Task directions — Exclude the pictures, then repeat the remaining data exactly.

Begin

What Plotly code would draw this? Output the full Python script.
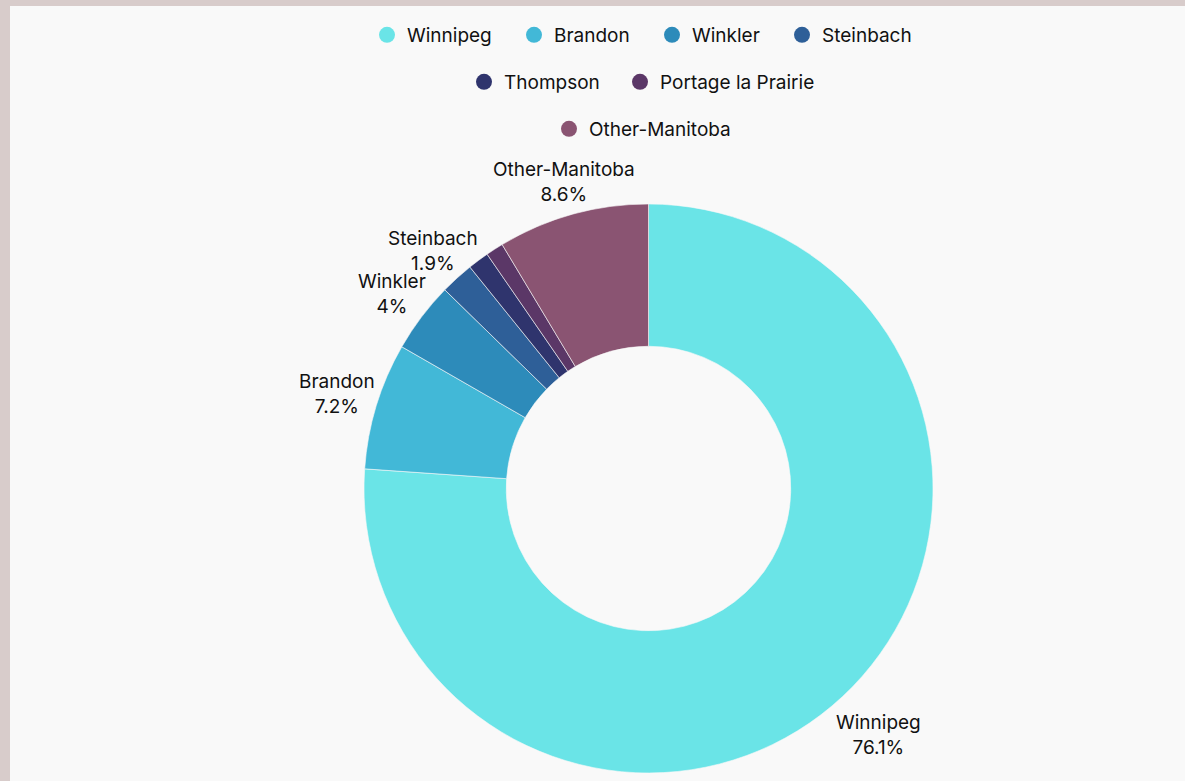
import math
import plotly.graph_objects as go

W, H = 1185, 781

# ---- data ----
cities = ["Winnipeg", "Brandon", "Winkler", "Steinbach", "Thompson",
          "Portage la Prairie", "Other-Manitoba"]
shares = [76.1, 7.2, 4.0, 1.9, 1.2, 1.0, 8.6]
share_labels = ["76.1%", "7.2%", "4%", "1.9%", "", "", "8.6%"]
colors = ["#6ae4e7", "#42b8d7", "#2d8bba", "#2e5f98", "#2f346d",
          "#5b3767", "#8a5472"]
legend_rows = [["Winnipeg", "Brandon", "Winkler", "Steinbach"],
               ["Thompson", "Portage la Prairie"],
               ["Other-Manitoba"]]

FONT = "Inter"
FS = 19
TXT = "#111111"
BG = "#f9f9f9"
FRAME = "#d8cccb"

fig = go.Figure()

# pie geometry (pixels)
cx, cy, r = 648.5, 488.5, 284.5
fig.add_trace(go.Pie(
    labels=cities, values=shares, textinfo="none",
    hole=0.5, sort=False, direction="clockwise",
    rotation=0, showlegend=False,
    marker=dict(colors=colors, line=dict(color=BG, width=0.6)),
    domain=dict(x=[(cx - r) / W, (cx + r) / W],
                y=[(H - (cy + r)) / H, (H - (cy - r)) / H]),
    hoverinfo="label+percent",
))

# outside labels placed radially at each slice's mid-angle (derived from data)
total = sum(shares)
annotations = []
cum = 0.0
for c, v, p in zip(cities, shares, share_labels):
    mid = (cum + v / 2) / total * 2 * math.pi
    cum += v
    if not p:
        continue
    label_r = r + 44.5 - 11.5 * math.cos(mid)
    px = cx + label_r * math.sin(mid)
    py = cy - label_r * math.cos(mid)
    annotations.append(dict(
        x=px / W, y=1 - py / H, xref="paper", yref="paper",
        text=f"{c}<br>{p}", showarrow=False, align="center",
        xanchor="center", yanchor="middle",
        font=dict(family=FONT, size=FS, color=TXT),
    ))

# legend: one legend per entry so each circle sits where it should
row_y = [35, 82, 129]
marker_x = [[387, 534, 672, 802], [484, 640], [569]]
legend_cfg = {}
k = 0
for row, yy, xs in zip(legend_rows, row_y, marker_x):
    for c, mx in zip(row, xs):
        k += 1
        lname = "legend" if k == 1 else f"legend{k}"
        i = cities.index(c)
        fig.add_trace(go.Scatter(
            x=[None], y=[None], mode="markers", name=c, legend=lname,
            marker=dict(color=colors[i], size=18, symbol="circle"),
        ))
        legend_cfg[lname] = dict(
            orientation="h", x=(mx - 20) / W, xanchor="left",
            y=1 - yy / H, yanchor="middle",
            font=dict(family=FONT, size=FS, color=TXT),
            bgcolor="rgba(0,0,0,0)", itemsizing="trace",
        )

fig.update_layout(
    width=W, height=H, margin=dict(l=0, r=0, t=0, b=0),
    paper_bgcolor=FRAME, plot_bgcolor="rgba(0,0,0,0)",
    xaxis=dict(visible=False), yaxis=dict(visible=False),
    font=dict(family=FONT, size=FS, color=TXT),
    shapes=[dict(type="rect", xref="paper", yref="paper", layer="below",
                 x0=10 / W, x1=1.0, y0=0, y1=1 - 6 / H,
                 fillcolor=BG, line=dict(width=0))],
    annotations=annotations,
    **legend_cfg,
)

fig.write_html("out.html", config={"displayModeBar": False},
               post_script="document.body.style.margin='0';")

End

Task solution —
What Plotly code would draw this? Output the full Python script.
import math
import plotly.graph_objects as go

W, H = 1185, 781

# ---- data ----
cities = ["Winnipeg", "Brandon", "Winkler", "Steinbach", "Thompson",
          "Portage la Prairie", "Other-Manitoba"]
shares = [76.1, 7.2, 4.0, 1.9, 1.2, 1.0, 8.6]
share_labels = ["76.1%", "7.2%", "4%", "1.9%", "", "", "8.6%"]
colors = ["#6ae4e7", "#42b8d7", "#2d8bba", "#2e5f98", "#2f346d",
          "#5b3767", "#8a5472"]
legend_rows = [["Winnipeg", "Brandon", "Winkler", "Steinbach"],
               ["Thompson", "Portage la Prairie"],
               ["Other-Manitoba"]]

FONT = "Inter"
FS = 19
TXT = "#111111"
BG = "#f9f9f9"
FRAME = "#d8cccb"

fig = go.Figure()

# pie geometry (pixels)
cx, cy, r = 648.5, 488.5, 284.5
fig.add_trace(go.Pie(
    labels=cities, values=shares, textinfo="none",
    hole=0.5, sort=False, direction="clockwise",
    rotation=0, showlegend=False,
    marker=dict(colors=colors, line=dict(color=BG, width=0.6)),
    domain=dict(x=[(cx - r) / W, (cx + r) / W],
                y=[(H - (cy + r)) / H, (H - (cy - r)) / H]),
    hoverinfo="label+percent",
))

# outside labels placed radially at each slice's mid-angle (derived from data)
total = sum(shares)
annotations = []
cum = 0.0
for c, v, p in zip(cities, shares, share_labels):
    mid = (cum + v / 2) / total * 2 * math.pi
    cum += v
    if not p:
        continue
    label_r = r + 44.5 - 11.5 * math.cos(mid)
    px = cx + label_r * math.sin(mid)
    py = cy - label_r * math.cos(mid)
    annotations.append(dict(
        x=px / W, y=1 - py / H, xref="paper", yref="paper",
        text=f"{c}<br>{p}", showarrow=False, align="center",
        xanchor="center", yanchor="middle",
        font=dict(family=FONT, size=FS, color=TXT),
    ))

# legend: one legend per entry so each circle sits where it should
row_y = [35, 82, 129]
marker_x = [[387, 534, 672, 802], [484, 640], [569]]
legend_cfg = {}
k = 0
for row, yy, xs in zip(legend_rows, row_y, marker_x):
    for c, mx in zip(row, xs):
        k += 1
        lname = "legend" if k == 1 else f"legend{k}"
        i = cities.index(c)
        fig.add_trace(go.Scatter(
            x=[None], y=[None], mode="markers", name=c, legend=lname,
            marker=dict(color=colors[i], size=18, symbol="circle"),
        ))
        legend_cfg[lname] = dict(
            orientation="h", x=(mx - 20) / W, xanchor="left",
            y=1 - yy / H, yanchor="middle",
            font=dict(family=FONT, size=FS, color=TXT),
            bgcolor="rgba(0,0,0,0)", itemsizing="trace",
        )

fig.update_layout(
    width=W, height=H, margin=dict(l=0, r=0, t=0, b=0),
    paper_bgcolor=FRAME, plot_bgcolor="rgba(0,0,0,0)",
    xaxis=dict(visible=False), yaxis=dict(visible=False),
    font=dict(family=FONT, size=FS, color=TXT),
    shapes=[dict(type="rect", xref="paper", yref="paper", layer="below",
                 x0=10 / W, x1=1.0, y0=0, y1=1 - 6 / H,
                 fillcolor=BG, line=dict(width=0))],
    annotations=annotations,
    **legend_cfg,
)

fig.write_html("out.html", config={"displayModeBar": False},
               post_script="document.body.style.margin='0';")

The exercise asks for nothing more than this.